Problem >> Write the lines out again, from the top of the material to the line containing "7, 7, 4, 4, 3];", pictures excluded.

Recorded information >>
-- Begin --
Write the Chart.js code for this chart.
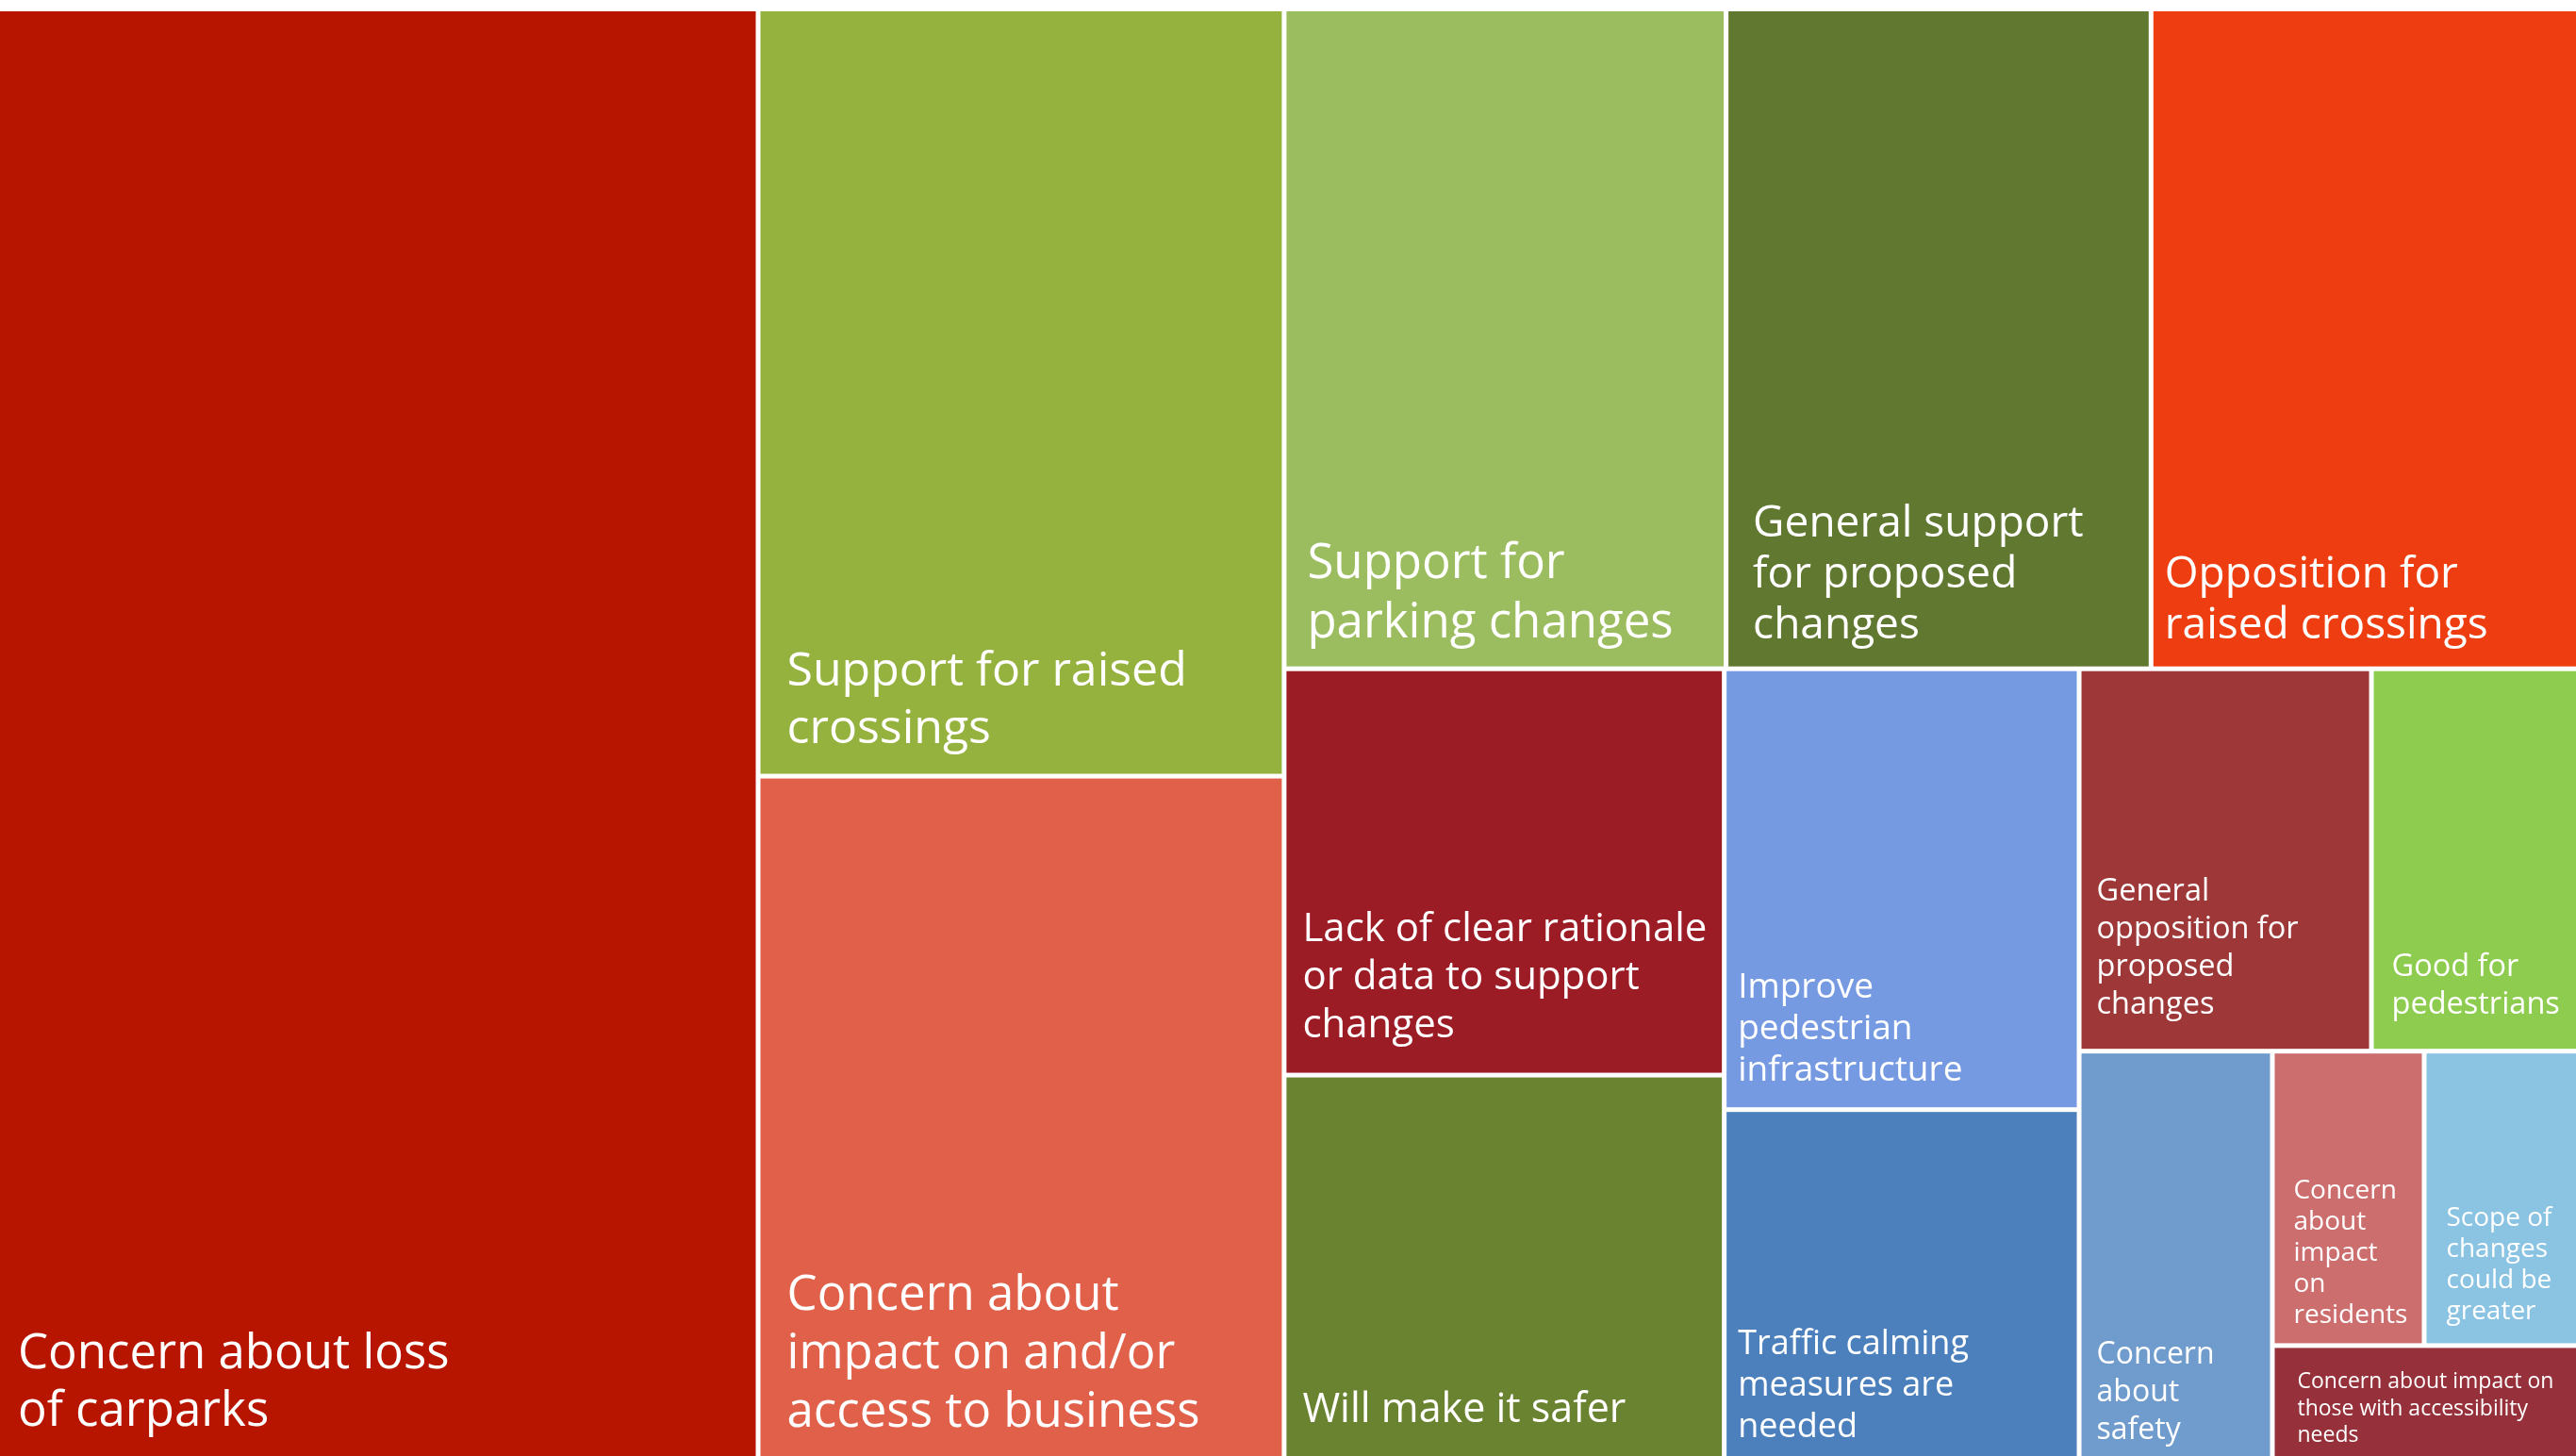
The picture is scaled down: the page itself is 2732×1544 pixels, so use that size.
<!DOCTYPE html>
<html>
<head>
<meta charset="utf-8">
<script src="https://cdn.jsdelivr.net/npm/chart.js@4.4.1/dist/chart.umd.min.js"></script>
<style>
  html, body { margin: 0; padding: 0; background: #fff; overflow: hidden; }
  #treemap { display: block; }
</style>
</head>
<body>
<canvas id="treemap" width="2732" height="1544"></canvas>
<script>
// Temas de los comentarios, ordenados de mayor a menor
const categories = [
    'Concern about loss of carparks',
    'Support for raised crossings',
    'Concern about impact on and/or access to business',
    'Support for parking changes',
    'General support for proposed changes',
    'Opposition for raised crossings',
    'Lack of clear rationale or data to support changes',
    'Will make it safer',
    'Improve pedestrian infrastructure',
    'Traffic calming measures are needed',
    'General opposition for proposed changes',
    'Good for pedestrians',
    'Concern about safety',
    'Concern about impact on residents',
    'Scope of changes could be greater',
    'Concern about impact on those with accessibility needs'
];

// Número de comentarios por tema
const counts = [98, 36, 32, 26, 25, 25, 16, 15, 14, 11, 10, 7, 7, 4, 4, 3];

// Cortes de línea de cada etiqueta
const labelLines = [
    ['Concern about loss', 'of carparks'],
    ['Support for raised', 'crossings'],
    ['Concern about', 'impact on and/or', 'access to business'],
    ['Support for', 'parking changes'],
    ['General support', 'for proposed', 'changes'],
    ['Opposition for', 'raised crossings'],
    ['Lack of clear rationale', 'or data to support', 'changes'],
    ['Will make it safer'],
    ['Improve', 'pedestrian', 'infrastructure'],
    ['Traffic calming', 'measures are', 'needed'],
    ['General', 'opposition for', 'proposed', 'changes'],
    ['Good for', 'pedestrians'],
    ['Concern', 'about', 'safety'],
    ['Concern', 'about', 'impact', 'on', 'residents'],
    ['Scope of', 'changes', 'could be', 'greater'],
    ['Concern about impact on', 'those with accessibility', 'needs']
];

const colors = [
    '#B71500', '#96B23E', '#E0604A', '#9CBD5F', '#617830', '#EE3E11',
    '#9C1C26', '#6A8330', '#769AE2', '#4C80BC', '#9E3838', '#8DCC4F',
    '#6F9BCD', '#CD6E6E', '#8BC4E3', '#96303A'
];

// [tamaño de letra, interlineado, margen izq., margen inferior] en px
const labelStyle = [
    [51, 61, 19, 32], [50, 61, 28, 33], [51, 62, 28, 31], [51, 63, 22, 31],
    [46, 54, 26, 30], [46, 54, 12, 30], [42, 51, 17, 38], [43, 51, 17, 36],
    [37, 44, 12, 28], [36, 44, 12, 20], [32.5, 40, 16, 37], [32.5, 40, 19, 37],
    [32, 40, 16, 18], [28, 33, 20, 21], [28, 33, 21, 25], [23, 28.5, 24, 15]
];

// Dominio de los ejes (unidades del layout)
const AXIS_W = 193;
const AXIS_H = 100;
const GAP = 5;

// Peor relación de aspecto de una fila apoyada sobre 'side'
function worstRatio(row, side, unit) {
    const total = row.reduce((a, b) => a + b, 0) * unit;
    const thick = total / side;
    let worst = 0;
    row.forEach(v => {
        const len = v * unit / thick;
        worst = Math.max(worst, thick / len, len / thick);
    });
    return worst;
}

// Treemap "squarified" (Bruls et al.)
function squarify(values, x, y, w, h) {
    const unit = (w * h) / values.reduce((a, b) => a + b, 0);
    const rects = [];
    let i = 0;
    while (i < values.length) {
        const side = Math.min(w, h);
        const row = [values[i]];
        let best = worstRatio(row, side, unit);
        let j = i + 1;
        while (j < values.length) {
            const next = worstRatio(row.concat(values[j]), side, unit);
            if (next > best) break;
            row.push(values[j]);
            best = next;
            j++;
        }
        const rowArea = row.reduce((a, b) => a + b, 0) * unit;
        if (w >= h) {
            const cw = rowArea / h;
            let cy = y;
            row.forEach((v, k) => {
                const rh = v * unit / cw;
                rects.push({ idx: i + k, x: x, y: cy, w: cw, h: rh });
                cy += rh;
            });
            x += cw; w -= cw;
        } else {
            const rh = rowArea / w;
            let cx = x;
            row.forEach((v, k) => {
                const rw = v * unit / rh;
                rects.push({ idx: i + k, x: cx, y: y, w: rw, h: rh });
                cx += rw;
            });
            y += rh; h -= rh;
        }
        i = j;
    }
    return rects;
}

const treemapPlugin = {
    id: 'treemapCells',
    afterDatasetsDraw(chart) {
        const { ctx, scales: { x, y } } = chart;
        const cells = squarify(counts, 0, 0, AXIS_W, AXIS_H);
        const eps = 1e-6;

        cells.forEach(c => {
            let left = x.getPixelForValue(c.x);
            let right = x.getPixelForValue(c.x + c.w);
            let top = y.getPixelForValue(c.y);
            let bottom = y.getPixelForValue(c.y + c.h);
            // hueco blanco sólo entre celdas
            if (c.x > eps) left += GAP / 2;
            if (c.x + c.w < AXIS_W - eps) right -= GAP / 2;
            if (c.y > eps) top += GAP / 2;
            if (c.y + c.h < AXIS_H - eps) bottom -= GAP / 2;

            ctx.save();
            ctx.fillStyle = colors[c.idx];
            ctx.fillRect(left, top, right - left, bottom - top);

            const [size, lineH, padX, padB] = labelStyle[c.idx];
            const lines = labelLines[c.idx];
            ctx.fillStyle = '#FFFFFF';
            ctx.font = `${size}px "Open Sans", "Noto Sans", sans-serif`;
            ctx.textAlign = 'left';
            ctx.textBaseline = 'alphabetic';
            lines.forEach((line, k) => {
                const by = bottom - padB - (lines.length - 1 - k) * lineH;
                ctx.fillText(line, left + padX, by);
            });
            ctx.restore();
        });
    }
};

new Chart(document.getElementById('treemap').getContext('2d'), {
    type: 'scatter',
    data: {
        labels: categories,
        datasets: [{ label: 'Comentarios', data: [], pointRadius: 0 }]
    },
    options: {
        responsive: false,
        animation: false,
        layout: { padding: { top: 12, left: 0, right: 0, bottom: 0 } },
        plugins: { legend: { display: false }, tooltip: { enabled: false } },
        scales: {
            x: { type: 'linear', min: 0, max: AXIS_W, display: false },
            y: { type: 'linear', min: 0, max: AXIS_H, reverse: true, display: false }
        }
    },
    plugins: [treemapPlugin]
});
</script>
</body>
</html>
-- End --
Solution to the problem >>
Write the Chart.js code for this chart.
The picture is scaled down: the page itself is 2732×1544 pixels, so use that size.
<!DOCTYPE html>
<html>
<head>
<meta charset="utf-8">
<script src="https://cdn.jsdelivr.net/npm/chart.js@4.4.1/dist/chart.umd.min.js"></script>
<style>
  html, body { margin: 0; padding: 0; background: #fff; overflow: hidden; }
  #treemap { display: block; }
</style>
</head>
<body>
<canvas id="treemap" width="2732" height="1544"></canvas>
<script>
// Temas de los comentarios, ordenados de mayor a menor
const categories = [
    'Concern about loss of carparks',
    'Support for raised crossings',
    'Concern about impact on and/or access to business',
    'Support for parking changes',
    'General support for proposed changes',
    'Opposition for raised crossings',
    'Lack of clear rationale or data to support changes',
    'Will make it safer',
    'Improve pedestrian infrastructure',
    'Traffic calming measures are needed',
    'General opposition for proposed changes',
    'Good for pedestrians',
    'Concern about safety',
    'Concern about impact on residents',
    'Scope of changes could be greater',
    'Concern about impact on those with accessibility needs'
];

// Número de comentarios por tema
const counts = [98, 36, 32, 26, 25, 25, 16, 15, 14, 11, 10, 7, 7, 4, 4, 3];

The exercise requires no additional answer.